-- Stated goal --
Pictures are not part of the copy. Give again exactly the lines from the one with "Reproduce this chart with D3.js." to the one with "let binWidth = 0.05;", inclusive.

-- Dataset records --
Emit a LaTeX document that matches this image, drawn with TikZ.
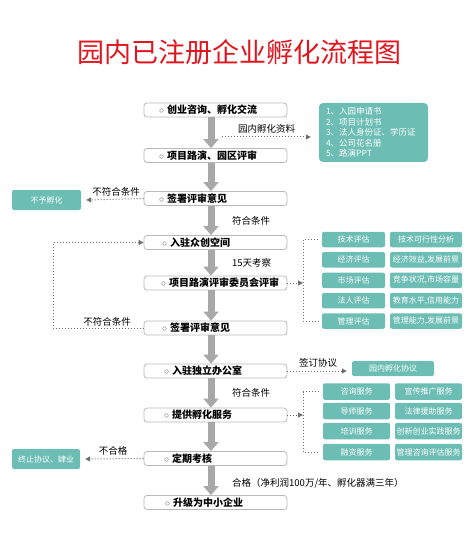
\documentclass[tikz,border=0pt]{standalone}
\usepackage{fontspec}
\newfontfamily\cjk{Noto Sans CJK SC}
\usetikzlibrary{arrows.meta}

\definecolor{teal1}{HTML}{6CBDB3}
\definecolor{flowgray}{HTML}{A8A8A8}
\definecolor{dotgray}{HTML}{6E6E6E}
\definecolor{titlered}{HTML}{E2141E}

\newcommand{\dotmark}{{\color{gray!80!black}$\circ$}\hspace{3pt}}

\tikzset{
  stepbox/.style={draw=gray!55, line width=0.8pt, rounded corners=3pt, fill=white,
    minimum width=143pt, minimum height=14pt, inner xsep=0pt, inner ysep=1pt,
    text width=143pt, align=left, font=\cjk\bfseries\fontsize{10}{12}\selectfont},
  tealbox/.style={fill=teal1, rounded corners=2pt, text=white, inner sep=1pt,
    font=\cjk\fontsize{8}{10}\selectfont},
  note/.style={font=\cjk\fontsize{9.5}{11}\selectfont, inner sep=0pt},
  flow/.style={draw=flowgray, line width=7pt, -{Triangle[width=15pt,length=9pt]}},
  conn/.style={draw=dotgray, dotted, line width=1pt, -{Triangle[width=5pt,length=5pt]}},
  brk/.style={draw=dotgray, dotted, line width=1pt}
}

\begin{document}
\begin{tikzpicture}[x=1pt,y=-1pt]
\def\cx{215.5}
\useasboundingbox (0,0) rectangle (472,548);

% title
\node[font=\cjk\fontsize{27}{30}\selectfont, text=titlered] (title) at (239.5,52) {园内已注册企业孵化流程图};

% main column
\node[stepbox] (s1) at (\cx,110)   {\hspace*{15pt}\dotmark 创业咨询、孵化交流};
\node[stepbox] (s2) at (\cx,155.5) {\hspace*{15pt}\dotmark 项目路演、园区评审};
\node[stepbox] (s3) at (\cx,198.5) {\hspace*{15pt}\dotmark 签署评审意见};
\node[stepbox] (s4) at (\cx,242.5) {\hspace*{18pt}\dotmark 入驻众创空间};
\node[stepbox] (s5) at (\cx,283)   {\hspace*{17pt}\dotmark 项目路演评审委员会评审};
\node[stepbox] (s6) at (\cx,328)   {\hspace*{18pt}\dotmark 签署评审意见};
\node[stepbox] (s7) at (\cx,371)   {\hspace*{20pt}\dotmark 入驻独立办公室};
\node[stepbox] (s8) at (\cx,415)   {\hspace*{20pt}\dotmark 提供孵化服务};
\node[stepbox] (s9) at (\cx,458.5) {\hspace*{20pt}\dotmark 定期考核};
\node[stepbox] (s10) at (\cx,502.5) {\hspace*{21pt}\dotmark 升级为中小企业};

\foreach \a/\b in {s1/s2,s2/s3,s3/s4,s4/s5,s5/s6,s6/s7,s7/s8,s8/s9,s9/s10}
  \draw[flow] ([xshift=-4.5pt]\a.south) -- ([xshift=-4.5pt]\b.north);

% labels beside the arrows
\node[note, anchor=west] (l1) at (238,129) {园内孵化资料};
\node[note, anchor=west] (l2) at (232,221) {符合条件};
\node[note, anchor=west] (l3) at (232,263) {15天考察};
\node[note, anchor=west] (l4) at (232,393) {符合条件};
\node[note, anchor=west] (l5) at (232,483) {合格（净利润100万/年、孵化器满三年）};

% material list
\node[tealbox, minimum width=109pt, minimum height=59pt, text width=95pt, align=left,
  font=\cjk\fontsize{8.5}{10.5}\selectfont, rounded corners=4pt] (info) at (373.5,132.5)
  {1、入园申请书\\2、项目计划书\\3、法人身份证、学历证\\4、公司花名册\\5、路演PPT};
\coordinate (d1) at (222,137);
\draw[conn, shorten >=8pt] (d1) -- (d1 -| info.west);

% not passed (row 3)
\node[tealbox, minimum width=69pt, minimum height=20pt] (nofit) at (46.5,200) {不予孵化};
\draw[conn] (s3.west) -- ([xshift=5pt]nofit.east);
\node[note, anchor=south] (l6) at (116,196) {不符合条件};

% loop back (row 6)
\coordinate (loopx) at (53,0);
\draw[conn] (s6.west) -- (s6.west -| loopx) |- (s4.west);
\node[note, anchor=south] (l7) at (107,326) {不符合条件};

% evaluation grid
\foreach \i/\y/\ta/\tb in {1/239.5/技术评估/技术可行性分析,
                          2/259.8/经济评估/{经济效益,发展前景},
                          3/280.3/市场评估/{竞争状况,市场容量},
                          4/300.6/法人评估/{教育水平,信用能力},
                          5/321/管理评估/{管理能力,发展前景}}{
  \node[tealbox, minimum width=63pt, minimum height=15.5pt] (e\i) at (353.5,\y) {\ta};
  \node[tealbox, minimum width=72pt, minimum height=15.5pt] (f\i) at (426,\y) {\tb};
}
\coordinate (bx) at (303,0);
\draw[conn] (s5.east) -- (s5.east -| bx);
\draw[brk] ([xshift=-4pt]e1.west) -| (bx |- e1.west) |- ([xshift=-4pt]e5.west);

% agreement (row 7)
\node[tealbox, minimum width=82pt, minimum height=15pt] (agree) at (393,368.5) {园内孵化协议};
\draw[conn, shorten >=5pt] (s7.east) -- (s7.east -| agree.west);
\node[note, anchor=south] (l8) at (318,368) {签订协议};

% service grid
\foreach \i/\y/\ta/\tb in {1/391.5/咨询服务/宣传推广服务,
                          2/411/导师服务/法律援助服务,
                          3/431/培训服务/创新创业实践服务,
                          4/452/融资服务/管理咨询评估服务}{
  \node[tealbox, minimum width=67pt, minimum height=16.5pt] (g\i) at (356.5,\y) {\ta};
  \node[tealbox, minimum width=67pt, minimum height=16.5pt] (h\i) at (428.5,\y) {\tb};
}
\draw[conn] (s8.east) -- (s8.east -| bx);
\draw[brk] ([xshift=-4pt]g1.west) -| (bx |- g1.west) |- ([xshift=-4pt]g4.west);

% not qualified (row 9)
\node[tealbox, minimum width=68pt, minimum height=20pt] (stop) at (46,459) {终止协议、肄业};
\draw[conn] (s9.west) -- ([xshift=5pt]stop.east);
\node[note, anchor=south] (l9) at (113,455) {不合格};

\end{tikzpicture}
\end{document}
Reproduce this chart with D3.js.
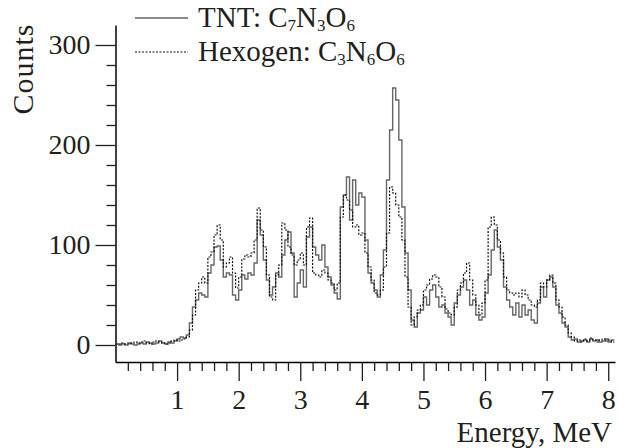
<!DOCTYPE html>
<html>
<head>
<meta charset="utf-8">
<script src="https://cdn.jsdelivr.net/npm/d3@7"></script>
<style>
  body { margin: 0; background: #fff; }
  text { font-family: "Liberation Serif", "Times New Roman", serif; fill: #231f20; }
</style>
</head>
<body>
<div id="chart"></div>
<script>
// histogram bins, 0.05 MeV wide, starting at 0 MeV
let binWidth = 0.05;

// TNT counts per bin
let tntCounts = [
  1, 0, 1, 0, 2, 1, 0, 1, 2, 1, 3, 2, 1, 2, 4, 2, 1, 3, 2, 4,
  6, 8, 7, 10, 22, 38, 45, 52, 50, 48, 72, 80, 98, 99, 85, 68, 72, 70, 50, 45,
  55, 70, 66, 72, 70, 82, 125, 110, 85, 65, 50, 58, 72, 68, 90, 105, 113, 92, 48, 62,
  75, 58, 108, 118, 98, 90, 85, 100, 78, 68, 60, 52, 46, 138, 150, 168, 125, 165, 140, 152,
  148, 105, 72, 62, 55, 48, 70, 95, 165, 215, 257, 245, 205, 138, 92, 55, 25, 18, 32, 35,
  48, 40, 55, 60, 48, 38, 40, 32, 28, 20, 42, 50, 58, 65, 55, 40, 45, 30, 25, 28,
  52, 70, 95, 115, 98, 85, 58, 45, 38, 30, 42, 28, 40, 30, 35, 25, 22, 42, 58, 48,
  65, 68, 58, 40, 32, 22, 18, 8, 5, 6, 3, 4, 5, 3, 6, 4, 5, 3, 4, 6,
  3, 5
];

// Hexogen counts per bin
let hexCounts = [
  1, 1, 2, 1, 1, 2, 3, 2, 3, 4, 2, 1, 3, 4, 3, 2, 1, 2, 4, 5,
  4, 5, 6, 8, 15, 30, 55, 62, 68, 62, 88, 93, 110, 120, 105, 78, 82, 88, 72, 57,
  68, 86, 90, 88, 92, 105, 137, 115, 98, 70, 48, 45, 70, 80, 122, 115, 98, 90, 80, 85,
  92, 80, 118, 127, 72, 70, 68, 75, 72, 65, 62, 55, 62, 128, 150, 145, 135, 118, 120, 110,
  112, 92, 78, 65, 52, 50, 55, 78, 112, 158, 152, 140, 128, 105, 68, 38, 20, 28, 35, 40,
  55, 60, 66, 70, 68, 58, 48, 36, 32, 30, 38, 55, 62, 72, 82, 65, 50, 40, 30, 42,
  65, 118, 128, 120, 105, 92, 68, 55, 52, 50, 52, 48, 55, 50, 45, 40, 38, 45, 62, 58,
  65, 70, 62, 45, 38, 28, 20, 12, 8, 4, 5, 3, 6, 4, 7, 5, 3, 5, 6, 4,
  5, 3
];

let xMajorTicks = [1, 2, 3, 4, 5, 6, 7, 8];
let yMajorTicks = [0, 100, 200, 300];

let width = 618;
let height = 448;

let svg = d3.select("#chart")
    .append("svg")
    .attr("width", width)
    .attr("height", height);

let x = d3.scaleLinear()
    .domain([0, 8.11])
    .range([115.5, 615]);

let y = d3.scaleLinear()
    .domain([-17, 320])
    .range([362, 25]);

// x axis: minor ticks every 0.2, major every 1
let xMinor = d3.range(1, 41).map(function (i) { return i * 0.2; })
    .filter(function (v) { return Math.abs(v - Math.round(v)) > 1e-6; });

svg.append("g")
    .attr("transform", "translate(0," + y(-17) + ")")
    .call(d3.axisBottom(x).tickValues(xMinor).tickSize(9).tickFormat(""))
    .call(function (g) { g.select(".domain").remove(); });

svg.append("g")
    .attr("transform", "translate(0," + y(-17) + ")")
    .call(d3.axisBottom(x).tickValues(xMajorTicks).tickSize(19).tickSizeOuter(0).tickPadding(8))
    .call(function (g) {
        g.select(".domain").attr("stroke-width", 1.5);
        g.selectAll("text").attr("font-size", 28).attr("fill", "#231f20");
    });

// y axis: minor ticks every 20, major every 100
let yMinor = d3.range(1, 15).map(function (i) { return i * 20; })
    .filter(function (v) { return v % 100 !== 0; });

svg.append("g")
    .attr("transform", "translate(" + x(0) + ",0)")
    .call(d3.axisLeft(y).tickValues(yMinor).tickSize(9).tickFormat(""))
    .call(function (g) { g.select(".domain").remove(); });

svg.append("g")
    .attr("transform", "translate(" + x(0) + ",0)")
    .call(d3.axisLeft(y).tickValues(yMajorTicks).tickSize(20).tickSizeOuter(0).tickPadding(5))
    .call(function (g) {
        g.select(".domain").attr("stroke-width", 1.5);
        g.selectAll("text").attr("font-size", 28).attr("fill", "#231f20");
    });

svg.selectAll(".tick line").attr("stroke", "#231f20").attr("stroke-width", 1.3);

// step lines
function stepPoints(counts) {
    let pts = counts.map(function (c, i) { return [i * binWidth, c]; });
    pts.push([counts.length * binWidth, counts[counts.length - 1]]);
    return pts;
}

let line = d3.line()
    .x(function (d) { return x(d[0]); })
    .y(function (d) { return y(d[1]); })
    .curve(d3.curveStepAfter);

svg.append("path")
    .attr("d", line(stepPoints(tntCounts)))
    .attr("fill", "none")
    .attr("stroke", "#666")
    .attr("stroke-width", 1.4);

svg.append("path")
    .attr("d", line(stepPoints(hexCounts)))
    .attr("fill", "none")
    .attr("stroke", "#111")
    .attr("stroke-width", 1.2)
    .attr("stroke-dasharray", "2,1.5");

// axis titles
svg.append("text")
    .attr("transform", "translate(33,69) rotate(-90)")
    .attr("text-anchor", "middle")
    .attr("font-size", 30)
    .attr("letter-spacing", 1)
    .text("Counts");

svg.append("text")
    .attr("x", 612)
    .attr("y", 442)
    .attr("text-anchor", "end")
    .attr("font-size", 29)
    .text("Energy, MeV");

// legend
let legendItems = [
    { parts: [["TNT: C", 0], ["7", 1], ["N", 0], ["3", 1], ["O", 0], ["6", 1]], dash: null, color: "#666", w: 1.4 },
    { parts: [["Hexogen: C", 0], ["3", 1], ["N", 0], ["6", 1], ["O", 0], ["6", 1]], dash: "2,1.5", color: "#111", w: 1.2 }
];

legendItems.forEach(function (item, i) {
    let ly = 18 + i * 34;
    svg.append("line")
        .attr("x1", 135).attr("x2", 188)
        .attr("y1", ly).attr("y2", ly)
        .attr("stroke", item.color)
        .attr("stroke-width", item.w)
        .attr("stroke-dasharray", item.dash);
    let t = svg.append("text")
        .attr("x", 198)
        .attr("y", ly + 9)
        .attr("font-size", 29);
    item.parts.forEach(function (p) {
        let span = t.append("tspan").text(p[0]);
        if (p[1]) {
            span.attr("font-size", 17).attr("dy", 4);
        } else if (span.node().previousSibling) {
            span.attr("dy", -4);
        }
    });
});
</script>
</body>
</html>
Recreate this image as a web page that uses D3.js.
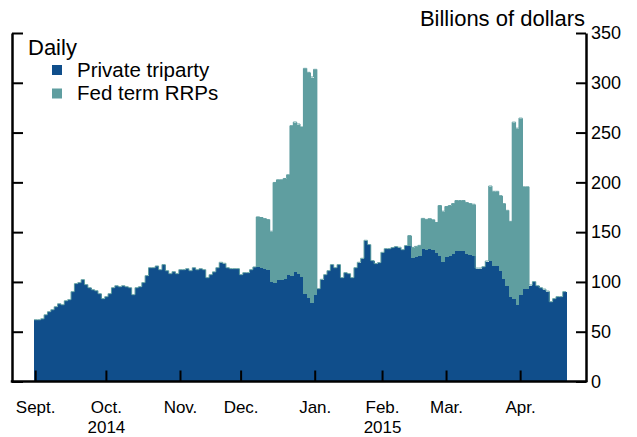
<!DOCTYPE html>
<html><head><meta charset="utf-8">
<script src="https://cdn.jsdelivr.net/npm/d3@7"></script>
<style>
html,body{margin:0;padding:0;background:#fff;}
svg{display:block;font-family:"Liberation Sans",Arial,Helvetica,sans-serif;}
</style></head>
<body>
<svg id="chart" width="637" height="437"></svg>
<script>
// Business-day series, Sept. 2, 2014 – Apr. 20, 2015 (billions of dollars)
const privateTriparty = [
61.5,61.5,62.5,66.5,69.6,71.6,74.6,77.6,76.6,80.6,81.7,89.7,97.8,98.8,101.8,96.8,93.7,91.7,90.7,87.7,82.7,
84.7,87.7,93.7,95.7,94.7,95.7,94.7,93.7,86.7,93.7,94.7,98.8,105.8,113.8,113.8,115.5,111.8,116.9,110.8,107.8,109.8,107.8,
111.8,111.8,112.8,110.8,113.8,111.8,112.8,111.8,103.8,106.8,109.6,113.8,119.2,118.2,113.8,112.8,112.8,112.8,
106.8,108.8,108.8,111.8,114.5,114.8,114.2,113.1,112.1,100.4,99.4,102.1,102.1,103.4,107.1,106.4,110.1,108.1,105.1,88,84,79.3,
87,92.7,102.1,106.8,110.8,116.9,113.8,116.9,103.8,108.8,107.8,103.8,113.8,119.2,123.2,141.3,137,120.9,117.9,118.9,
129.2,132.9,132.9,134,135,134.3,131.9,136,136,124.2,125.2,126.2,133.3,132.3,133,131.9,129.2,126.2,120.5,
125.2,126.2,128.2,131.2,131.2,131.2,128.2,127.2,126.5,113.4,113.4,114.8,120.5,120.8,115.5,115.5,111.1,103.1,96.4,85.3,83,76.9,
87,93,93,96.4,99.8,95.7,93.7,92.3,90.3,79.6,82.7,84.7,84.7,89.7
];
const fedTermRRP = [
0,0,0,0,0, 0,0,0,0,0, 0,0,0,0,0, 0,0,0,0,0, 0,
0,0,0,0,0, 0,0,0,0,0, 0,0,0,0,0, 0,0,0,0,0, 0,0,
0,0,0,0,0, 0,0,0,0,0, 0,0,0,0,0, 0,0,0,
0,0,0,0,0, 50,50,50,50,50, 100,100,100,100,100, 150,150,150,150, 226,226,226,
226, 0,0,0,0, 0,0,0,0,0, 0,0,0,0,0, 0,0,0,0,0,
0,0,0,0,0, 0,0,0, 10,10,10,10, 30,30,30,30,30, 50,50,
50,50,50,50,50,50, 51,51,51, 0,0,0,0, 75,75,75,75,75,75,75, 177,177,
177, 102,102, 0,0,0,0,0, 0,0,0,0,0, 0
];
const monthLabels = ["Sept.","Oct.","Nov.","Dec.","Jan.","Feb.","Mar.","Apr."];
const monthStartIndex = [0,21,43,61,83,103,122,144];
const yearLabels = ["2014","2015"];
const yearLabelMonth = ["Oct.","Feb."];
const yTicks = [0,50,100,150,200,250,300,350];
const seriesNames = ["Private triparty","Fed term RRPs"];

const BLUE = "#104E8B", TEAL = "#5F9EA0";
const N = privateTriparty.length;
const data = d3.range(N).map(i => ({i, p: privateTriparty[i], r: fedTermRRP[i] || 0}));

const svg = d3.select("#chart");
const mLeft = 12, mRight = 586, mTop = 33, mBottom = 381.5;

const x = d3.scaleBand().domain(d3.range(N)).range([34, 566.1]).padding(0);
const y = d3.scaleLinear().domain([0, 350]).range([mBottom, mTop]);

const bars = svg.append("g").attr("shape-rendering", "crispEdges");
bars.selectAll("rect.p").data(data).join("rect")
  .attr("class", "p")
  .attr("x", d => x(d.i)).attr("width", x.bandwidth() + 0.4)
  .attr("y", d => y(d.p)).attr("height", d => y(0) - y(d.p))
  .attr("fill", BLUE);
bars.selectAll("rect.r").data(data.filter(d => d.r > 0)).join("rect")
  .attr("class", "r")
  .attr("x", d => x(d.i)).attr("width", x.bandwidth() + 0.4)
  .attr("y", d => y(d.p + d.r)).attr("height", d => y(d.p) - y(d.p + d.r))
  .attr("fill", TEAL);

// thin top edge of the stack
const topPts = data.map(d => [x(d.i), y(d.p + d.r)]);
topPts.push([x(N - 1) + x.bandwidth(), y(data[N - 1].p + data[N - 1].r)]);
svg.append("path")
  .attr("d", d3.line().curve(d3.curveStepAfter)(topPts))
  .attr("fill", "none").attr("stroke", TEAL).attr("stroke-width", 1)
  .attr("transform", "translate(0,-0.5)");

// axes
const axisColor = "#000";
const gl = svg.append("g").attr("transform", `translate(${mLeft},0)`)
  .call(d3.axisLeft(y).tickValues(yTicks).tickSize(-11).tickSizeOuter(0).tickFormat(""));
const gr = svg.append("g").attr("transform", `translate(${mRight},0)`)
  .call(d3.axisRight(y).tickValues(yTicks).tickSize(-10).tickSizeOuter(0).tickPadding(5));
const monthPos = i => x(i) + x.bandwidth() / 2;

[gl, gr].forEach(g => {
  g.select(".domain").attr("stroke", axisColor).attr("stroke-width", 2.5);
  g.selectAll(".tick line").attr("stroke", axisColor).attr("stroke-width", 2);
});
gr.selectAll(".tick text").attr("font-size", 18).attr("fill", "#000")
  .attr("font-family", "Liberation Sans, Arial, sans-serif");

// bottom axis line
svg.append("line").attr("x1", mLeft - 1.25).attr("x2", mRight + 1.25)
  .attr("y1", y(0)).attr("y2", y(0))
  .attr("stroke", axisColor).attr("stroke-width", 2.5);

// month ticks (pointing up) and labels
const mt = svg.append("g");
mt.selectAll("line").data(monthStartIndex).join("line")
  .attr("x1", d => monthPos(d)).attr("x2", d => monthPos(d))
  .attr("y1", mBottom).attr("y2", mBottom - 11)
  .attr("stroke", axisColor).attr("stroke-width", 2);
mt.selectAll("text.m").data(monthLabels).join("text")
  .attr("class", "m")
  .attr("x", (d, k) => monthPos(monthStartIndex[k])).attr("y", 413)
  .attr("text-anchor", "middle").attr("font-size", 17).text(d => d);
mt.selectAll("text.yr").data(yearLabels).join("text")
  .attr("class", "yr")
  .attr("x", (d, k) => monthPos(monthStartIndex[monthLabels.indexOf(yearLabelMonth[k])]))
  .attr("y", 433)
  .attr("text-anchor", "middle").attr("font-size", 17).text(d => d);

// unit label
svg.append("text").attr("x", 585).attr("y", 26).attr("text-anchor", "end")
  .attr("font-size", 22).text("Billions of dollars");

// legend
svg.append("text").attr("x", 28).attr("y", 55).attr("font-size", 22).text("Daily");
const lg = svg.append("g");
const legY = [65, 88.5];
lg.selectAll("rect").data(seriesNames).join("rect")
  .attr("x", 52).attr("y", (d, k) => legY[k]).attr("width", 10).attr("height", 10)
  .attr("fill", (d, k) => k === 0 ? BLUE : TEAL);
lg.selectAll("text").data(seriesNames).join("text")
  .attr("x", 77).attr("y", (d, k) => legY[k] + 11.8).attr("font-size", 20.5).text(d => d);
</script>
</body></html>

-- Task output --
Reproduce this chart with D3.js.
<!DOCTYPE html>
<html>
<head>
<meta charset="utf-8">
<script src="https://cdn.jsdelivr.net/npm/d3@7"></script>
<style>
  body { margin: 0; background: #fff; }
  text { font-family: "Liberation Serif", "Times New Roman", serif; fill: #231f20; }
</style>
</head>
<body>
<div id="chart"></div>
<script>
// histogram bins, 0.05 MeV wide, starting at 0 MeV
let binWidth = 0.05;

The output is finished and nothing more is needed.